American Tr. Ins. Co. v Smiley, 2021 NY Slip Op 05807 (1st Dept. 2021)
(2) “Before Supreme Court, defendants did not contest the affiant’s assertion that the September 7, 2017 notice was mailed the same day, three days before Ortiz signed the general release in question (see CPLR 2103[b][2] [service completed when mailed])”

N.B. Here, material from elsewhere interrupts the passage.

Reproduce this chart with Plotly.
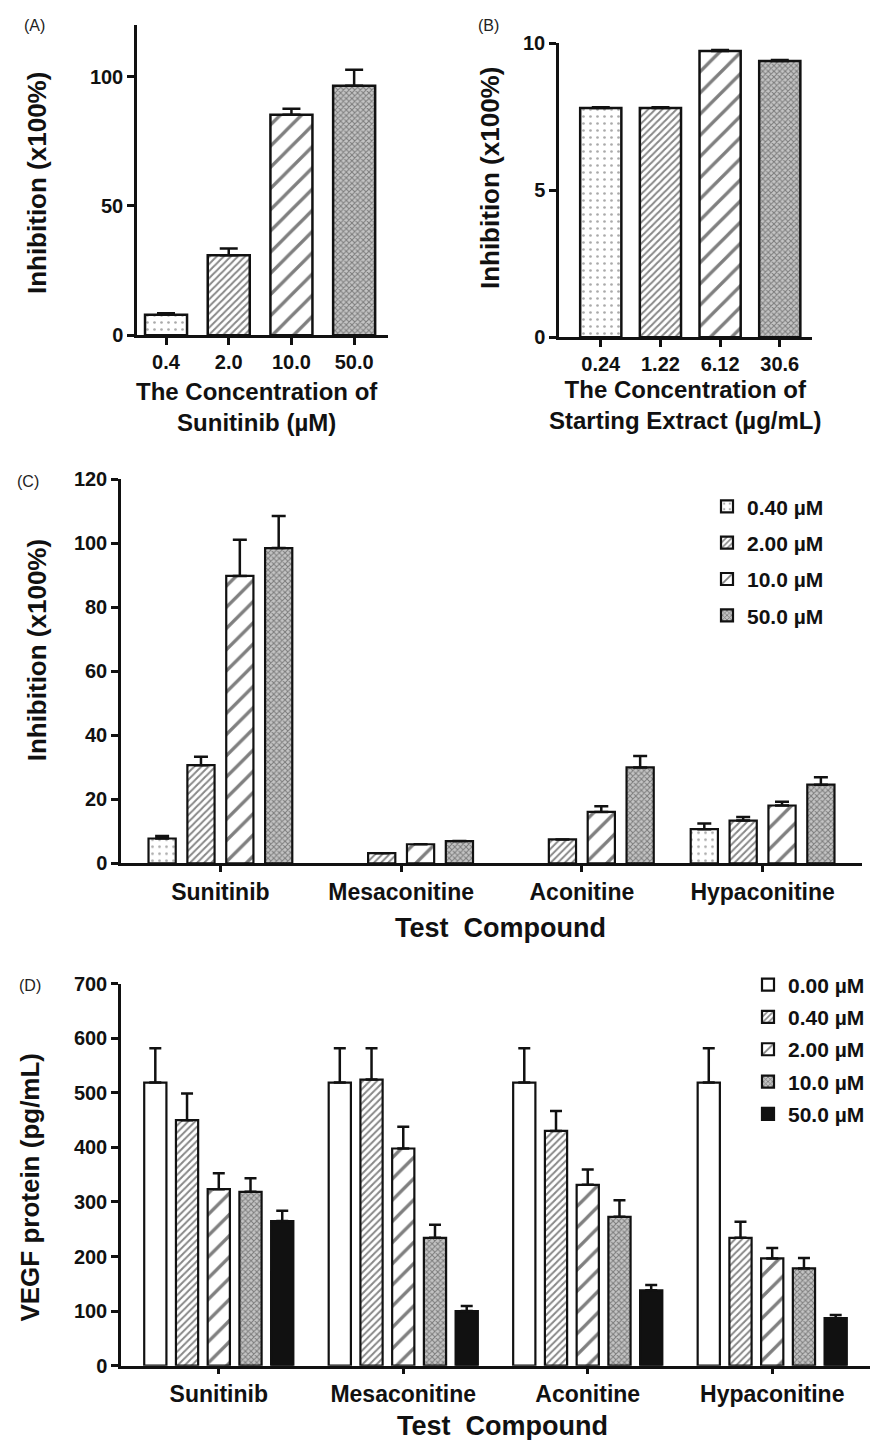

(1) “The notice dated September 7, 2017, advising defendants’ insurer of the payment of PIP benefits covering the medical bills of nonparty Damaris Ortiz and demanding reimbursement, establishes that plaintiff insurer’s “right to subrogation ‘accrue[d] upon payment of the loss'” on September 5, 2017″
(3) Contrary to defendants’ contention, the notices were not required to be sent directly to them, instead of their insurer, which was their “agent acting within the scope of [its] agency” (Center v Hampton Affiliates, 66 NY2d 782, 784 [1985]), and from which plaintiff had already recovered payments it made for another injured individual’s medical bills due to defendants’ liability arising from the same automobile accident (see Insurance Law § 5105[a]). The insurer’s “knowledge” of plaintiff’s subrogation right “is imputed to [its] principal[s],” who are “bound by such knowledge although the information is never actually communicated to [them]” (Center, 66 NY2d at 784 [citations omitted]). Notably, prior to plaintiff’s first payment of benefits covering Ortiz, the bill of particulars served by Ortiz upon defendants in her personal injury action advised of the expected PIP coverage by plaintiff. As such, defendants “kn[e]w[] or should have known that a right to subrogation exist[ed]” at the time Ortiz signed the general release”
Under the law of agency, “Defendant” knew of APIP subrogration prior to the release execution. The end result is the defendant carrier will either stick its insured with ATIC’s bill or pay over the limits.